Estimating Calculation of the Displacement Current Density and Its Influence on Electromagnetic Processes in a Metallic Conductor with Alternating Conduction Current

The paper presents the results of an approximate calculation of the density δ_s(t) of displacement current i_s(t) and an assessment of the influence of the density on electromagnetic processes in an isotropic nonmagnetic metal (alloy) of a continuous cylindrical conductor of finite dimensions (radius r₀ and length l₀ \( \gg \) r₀) with an electric alternating (pulsed) axial conduction current i₀(t) with various amplitude–time parameters.
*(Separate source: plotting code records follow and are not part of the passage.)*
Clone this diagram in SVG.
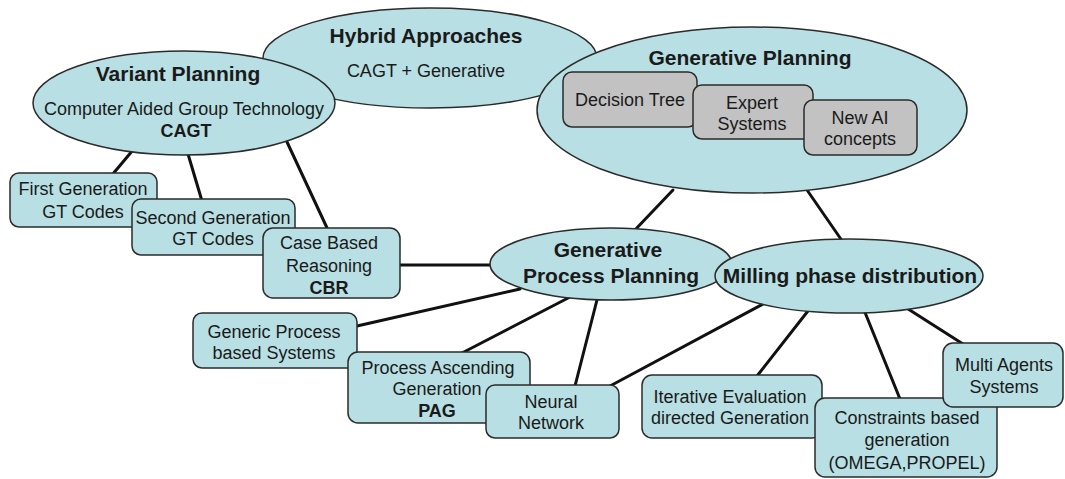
<svg xmlns="http://www.w3.org/2000/svg" width="1065" height="479" viewBox="0 0 1065 479">
<style>
.n{fill:#b8dfe3;stroke:#2b2b2b;stroke-width:1.5}
.g{fill:#c2c2c2;stroke:#2b2b2b;stroke-width:1.5}
.t{font-family:"Liberation Sans",Arial,sans-serif;font-size:18px;fill:#1a1a1a;text-anchor:middle}
.b{font-weight:bold}
.h{font-family:"Liberation Sans",Arial,sans-serif;font-size:21px;font-weight:bold;fill:#1a1a1a;text-anchor:middle}
.c{stroke:#111;stroke-width:3;fill:none;stroke-linecap:round}
</style>
<rect width="1065" height="479" fill="#ffffff"/>
<g id="connectors" class="c">
<line x1="133" y1="150" x2="112" y2="175"/>
<line x1="188" y1="154" x2="202" y2="201"/>
<line x1="287" y1="142" x2="328" y2="230"/>
<line x1="400" y1="265" x2="495" y2="265"/>
<line x1="673" y1="190" x2="633" y2="232"/>
<line x1="807" y1="190" x2="845" y2="245"/>
<line x1="357" y1="326" x2="520" y2="289"/>
<line x1="462" y1="353" x2="570" y2="297"/>
<line x1="575" y1="386" x2="598" y2="296"/>
<line x1="610" y1="386" x2="765" y2="303"/>
<line x1="757" y1="376" x2="815" y2="302"/>
<line x1="900" y1="399" x2="862" y2="305"/>
<line x1="963" y1="344" x2="905" y2="307"/>
</g>
<g id="hybrid">
<ellipse class="n" cx="430" cy="58" rx="167" ry="50"/>
<text class="h" x="426" y="43">Hybrid Approaches</text>
<text class="t" x="426" y="77">CAGT + Generative</text>
</g>
<g id="variant">
<ellipse class="n" cx="184" cy="103" rx="151" ry="52"/>
<text class="h" x="178" y="81">Variant Planning</text>
<text class="t" x="184" y="115">Computer Aided Group Technology</text>
<text class="t b" x="186" y="137">CAGT</text>
</g>
<g id="generative">
<ellipse class="n" cx="752" cy="110" rx="215" ry="83"/>
<text class="h" x="750" y="65">Generative Planning</text>
</g>
<g id="decision-tree">
<rect class="g" x="563" y="72" width="134" height="55" rx="9"/>
<text class="t" x="630" y="106">Decision Tree</text>
</g>
<g id="expert-systems">
<rect class="g" x="693" y="85" width="120" height="54" rx="9"/>
<text class="t" x="752" y="109">Expert</text>
<text class="t" x="752" y="130">Systems</text>
</g>
<g id="new-ai">
<rect class="g" x="804" y="100" width="113" height="55" rx="9"/>
<text class="t" x="860" y="124">New AI</text>
<text class="t" x="860" y="145">concepts</text>
</g>
<g id="first-gen">
<rect class="n" x="10" y="173" width="147" height="54" rx="9"/>
<text class="t" x="83" y="195">First Generation</text>
<text class="t" x="83" y="218">GT Codes</text>
</g>
<g id="second-gen">
<rect class="n" x="132" y="199" width="163" height="56" rx="9"/>
<text class="t" x="213" y="224">Second Generation</text>
<text class="t" x="213" y="245">GT Codes</text>
</g>
<g id="cbr">
<rect class="n" x="263" y="228" width="137" height="70" rx="10"/>
<text class="t" x="329" y="249">Case Based</text>
<text class="t" x="329" y="272">Reasoning</text>
<text class="t b" x="329" y="294">CBR</text>
</g>
<g id="gpp">
<ellipse class="n" cx="611" cy="264" rx="121" ry="36"/>
<text class="h" x="608" y="257">Generative</text>
<text class="h" x="611" y="283">Process Planning</text>
</g>
<g id="milling">
<ellipse class="n" cx="849" cy="276" rx="134" ry="37"/>
<text class="h" x="850" y="283">Milling phase distribution</text>
</g>
<g id="generic">
<rect class="n" x="193" y="313" width="164" height="55" rx="9"/>
<text class="t" x="274" y="338">Generic Process</text>
<text class="t" x="274" y="359">based Systems</text>
</g>
<g id="pag">
<rect class="n" x="348" y="352" width="182" height="71" rx="10"/>
<text class="t" x="438" y="374">Process Ascending</text>
<text class="t" x="437" y="395">Generation</text>
<text class="t b" x="437" y="417">PAG</text>
</g>
<g id="neural">
<rect class="n" x="486" y="385" width="133" height="53" rx="9"/>
<text class="t" x="551" y="408">Neural</text>
<text class="t" x="551" y="429">Network</text>
</g>
<g id="iterative">
<rect class="n" x="642" y="375" width="180" height="63" rx="10"/>
<text class="t" x="730" y="403">Iterative Evaluation</text>
<text class="t" x="730" y="424">directed Generation</text>
</g>
<g id="constraints">
<rect class="n" x="815" y="398" width="182" height="79" rx="10"/>
<text class="t" x="907" y="424">Constraints based</text>
<text class="t" x="907" y="446">generation</text>
<text class="t" x="907" y="469">(OMEGA,PROPEL)</text>
</g>
<g id="multi-agents">
<rect class="n" x="943" y="343" width="120" height="64" rx="10"/>
<text class="t" x="1004" y="371">Multi Agents</text>
<text class="t" x="1004" y="393">Systems</text>
</g>
</svg>
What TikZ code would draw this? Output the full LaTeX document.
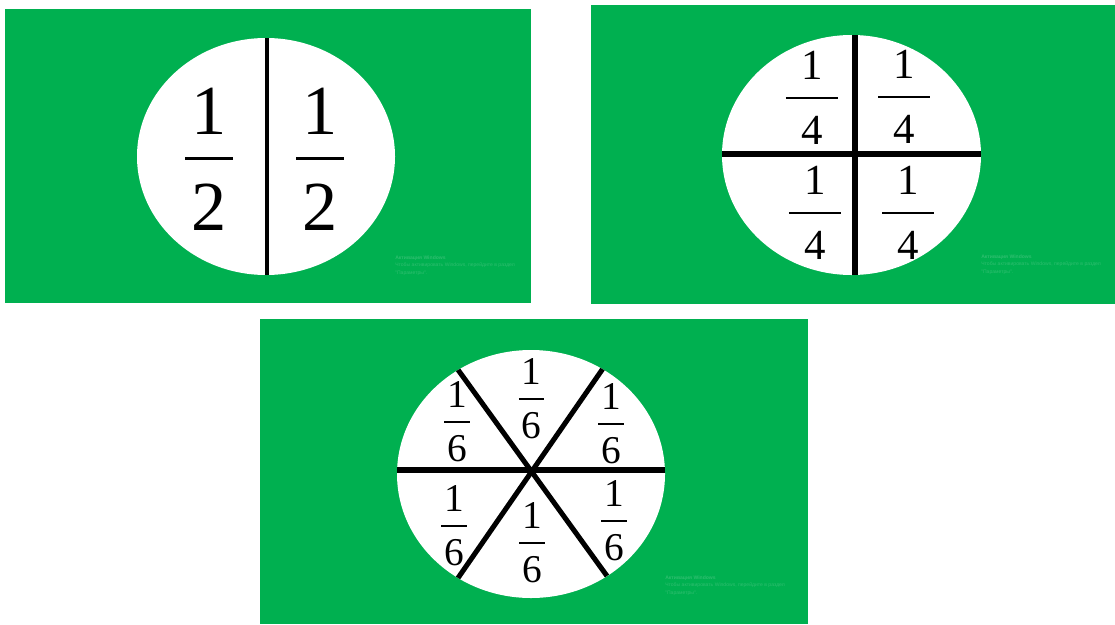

The obtained theoretical data on the quantized (discrete) spatiotemporal distributions of standing longitudinal waves (half-waves) of density δ_s(t) of displacement current i_s(t) in this conductor allow one to conclude that electrodynamic calculations of variable (pulsed) electromagnetic processes occurring both in the conductor and in the electric circuit connected to it can ignore the influence of the longitudinal waves (half-waves) of density δ_s(t) of displacement current i_s(t) and the displacement current i_s(t) itself in the conductor, and these quantities in practical field calculations can be neglected. It was determined that the waves (half-waves) of density δ_s(t) of displacement current i_s(t) and the displacement current i_s(t) itself preserve the solenoidality (closeness) of the total electric current i_i(t) = i₀(t) + i_s(t) in the conductor and its circuit. It was shown by calculation that the displacement current i_s(t) and its density δ_s(t) in the nonmagnetic metal (alloy) of the conductor do not suffer thermal (Joule) energy losses.